Religiones
Desde hace días, o quizá semanas, porque en verano el tiempo es relativo, Barcelona se ha convertido en punto de encuentro de las religiones del mundo. Como se trataba sobre todo de confraternizar, se ha evitado cualquier atisbo de debate. Cada religión, en consecuencia, se ha limitado a mostrar su mejor sonrisa y lo más vistoso de su ritual, es decir, un mensaje de amor universal, música, estampados y, en algunos casos, gastronomía. Así no hay quien se resista. Ha habido conversiones masivas y varias confesiones que hace un mes nadie conocía andan buscando un local céntrico para establecerse en forma permanente.
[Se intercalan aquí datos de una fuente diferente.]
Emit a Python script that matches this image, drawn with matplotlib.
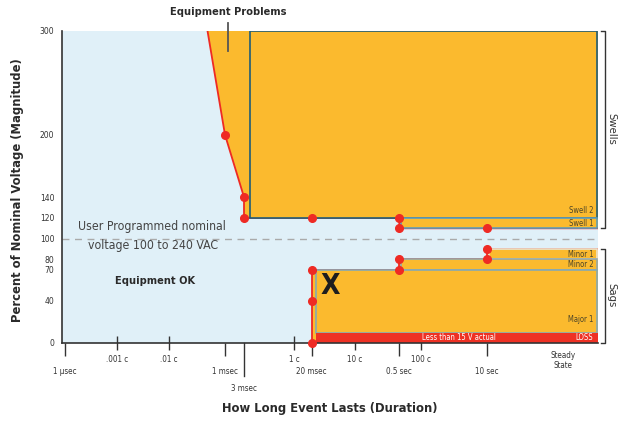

Con mucha cautela, para no despertar al fantasma de antiguos oscurantismos, pero convencida de que este festival de buenas intenciones es más corrosivo que las persecuciones de Diocleciano, la jerarquía católica ha señalado los posibles peligros del exotismo. Bien por nuestras jerarquías. En principio, una religión que se precie ha de basarse en una cosmología inverosímil pero coherente y resolver, en la medida de lo posible, los grandes enigmas a que se enfrenta el ser racional, consciente de su propia existencia y también de su inevitable extinción, y no debe limitarse a fomentar las relaciones cordiales con el vecino, con las nubes y con las ballenas y a proponer dietas y sahumerios contra el colesterol, como hacen las religiones modernas o las versiones modernas de religiones antiguas pero remotas y, por lo tanto, más fáciles de vender.
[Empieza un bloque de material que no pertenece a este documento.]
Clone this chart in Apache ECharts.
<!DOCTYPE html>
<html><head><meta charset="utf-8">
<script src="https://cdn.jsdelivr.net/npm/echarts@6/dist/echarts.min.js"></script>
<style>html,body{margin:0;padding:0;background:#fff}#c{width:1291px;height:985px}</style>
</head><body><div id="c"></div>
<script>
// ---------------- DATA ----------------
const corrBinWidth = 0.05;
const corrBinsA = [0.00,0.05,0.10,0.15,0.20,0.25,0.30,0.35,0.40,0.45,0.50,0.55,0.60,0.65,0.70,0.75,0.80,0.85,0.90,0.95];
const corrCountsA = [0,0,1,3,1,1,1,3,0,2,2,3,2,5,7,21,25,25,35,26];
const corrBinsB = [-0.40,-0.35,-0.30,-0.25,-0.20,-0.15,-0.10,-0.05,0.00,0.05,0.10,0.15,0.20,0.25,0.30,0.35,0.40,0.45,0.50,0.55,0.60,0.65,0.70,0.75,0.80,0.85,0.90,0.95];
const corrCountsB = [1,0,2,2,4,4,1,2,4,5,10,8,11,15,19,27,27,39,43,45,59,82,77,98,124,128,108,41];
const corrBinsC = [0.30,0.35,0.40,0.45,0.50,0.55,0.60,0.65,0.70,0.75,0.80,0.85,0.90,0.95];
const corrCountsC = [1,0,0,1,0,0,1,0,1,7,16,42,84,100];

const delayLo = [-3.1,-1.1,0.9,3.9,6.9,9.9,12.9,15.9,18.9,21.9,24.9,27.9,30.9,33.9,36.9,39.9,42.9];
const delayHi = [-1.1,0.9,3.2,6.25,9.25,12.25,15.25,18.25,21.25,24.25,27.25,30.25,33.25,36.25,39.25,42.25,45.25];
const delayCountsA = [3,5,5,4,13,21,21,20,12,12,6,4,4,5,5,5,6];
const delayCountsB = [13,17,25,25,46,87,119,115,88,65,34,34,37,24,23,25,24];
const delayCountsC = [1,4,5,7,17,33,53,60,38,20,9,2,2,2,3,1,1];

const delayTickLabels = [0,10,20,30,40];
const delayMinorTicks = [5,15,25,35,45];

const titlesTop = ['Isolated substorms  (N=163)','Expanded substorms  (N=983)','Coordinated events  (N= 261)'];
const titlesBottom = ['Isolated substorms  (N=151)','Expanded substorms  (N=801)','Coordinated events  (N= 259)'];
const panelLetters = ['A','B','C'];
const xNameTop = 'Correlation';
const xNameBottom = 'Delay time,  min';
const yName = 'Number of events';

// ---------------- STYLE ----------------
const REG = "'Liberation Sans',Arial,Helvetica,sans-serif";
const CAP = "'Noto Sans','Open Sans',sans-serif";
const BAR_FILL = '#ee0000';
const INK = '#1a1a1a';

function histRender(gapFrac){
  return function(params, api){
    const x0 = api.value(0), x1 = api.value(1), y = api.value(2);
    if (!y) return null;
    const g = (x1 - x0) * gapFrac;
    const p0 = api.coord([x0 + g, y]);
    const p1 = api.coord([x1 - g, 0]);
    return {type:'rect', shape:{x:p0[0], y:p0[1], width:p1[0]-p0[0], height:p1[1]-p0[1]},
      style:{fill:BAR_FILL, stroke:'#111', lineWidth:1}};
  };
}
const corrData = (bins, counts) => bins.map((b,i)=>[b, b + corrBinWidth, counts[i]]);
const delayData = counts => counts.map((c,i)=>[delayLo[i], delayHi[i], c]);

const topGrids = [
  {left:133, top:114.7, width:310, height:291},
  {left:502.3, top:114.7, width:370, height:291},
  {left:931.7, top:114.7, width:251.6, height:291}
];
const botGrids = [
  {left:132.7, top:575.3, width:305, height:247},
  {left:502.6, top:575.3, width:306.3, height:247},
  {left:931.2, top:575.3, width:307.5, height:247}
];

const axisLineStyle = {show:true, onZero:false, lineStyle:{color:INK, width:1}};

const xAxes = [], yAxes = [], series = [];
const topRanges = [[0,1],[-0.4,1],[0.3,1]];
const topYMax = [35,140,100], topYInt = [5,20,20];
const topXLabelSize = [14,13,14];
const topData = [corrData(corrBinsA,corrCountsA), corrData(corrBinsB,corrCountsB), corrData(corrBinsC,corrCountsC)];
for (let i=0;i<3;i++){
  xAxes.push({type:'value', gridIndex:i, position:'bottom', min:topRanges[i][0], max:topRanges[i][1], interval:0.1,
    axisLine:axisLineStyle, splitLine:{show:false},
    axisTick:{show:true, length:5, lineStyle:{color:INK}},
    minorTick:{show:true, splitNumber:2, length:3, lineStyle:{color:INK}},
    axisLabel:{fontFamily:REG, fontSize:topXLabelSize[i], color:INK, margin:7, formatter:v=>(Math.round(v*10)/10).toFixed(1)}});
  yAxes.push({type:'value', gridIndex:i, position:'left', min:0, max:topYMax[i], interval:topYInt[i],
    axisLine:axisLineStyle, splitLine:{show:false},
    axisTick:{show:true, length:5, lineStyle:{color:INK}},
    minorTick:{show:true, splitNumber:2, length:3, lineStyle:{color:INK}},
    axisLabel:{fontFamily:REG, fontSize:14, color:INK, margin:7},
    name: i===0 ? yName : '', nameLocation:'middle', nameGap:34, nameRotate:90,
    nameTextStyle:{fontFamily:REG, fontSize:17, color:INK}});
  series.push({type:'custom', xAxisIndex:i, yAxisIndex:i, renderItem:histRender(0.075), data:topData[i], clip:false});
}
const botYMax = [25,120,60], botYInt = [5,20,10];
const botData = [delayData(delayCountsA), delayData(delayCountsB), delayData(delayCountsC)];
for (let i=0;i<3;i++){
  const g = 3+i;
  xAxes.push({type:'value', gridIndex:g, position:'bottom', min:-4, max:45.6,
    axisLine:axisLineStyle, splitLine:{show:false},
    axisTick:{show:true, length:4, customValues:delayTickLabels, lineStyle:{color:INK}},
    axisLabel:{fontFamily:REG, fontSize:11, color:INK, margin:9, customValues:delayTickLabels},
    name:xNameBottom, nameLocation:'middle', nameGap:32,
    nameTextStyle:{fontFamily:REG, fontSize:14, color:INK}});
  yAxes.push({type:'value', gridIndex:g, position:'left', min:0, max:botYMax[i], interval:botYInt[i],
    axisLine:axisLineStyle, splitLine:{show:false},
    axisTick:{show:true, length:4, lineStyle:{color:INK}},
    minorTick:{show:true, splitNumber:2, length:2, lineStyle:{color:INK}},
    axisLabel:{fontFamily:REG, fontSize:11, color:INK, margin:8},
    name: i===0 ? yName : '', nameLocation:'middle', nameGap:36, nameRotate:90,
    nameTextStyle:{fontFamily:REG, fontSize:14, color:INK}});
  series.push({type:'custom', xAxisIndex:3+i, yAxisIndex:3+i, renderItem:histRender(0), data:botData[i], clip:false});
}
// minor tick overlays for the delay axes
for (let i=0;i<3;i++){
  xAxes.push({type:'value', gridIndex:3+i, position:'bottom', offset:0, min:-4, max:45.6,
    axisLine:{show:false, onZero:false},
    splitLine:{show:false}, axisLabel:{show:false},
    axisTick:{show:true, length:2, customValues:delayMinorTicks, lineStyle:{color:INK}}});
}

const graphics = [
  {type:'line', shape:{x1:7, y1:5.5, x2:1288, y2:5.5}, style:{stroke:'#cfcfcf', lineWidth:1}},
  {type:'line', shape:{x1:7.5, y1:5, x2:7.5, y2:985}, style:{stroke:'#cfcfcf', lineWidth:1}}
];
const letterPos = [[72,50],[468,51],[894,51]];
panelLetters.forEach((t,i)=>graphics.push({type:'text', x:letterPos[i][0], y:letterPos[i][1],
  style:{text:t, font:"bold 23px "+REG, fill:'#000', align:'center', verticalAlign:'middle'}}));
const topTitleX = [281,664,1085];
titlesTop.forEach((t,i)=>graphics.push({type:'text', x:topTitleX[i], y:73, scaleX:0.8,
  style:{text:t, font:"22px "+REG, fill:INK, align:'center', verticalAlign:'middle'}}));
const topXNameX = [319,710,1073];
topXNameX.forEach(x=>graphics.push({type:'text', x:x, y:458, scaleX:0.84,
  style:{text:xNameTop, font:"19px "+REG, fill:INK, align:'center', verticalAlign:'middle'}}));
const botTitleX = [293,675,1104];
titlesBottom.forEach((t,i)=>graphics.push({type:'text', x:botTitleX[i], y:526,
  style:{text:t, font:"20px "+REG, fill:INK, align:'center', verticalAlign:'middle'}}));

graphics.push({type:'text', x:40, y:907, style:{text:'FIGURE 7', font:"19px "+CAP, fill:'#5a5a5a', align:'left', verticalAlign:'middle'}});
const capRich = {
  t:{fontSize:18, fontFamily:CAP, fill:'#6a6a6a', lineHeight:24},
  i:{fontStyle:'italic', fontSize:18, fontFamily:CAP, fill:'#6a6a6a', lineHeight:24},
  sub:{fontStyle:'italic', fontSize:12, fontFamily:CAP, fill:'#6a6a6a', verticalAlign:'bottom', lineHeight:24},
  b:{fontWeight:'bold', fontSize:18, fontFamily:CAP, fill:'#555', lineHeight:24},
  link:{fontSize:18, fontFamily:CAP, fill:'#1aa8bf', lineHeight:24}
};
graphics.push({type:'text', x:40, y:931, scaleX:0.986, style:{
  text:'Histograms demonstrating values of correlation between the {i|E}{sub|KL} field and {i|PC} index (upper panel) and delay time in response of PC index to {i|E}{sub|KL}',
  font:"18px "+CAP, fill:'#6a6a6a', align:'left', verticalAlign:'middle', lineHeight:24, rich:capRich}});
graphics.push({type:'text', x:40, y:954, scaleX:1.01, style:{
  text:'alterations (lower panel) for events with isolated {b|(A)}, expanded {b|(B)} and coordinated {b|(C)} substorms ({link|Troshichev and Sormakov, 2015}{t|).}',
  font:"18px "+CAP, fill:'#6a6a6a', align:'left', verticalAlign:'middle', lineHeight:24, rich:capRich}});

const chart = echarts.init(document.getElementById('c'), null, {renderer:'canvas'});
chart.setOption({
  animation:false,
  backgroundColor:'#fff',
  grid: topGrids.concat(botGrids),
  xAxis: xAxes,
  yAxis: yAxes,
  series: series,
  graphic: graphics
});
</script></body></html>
Bien es verdad que las grandes religiones siempre han tenido tendencia a encarnarse en una raza, una nación o una colectividad predestinada a imponer sus dogmas al mundo entero por las buenas o por las malas. En cambio las religiones de incienso y pandereta, salvo que las gestione un loco con tendencias suicidas, suelen ser inocuas. Por lo demás, unas y otras siempre han convivido. Aquí mismo y no hace tantos años, la Inquisición quemaba herejes mientras viejas tuertas remendaban virgos y vendían amuletos contra el mal de ojo.
Como fiel descreído, yo no espero que el encuentro que ha tenido lugar en Barcelona arroje mucha luz sobre la oscura noche del alma, pero quizá sirva para redefinir la confusa frontera que separa el fundamentalismo y la banalidad.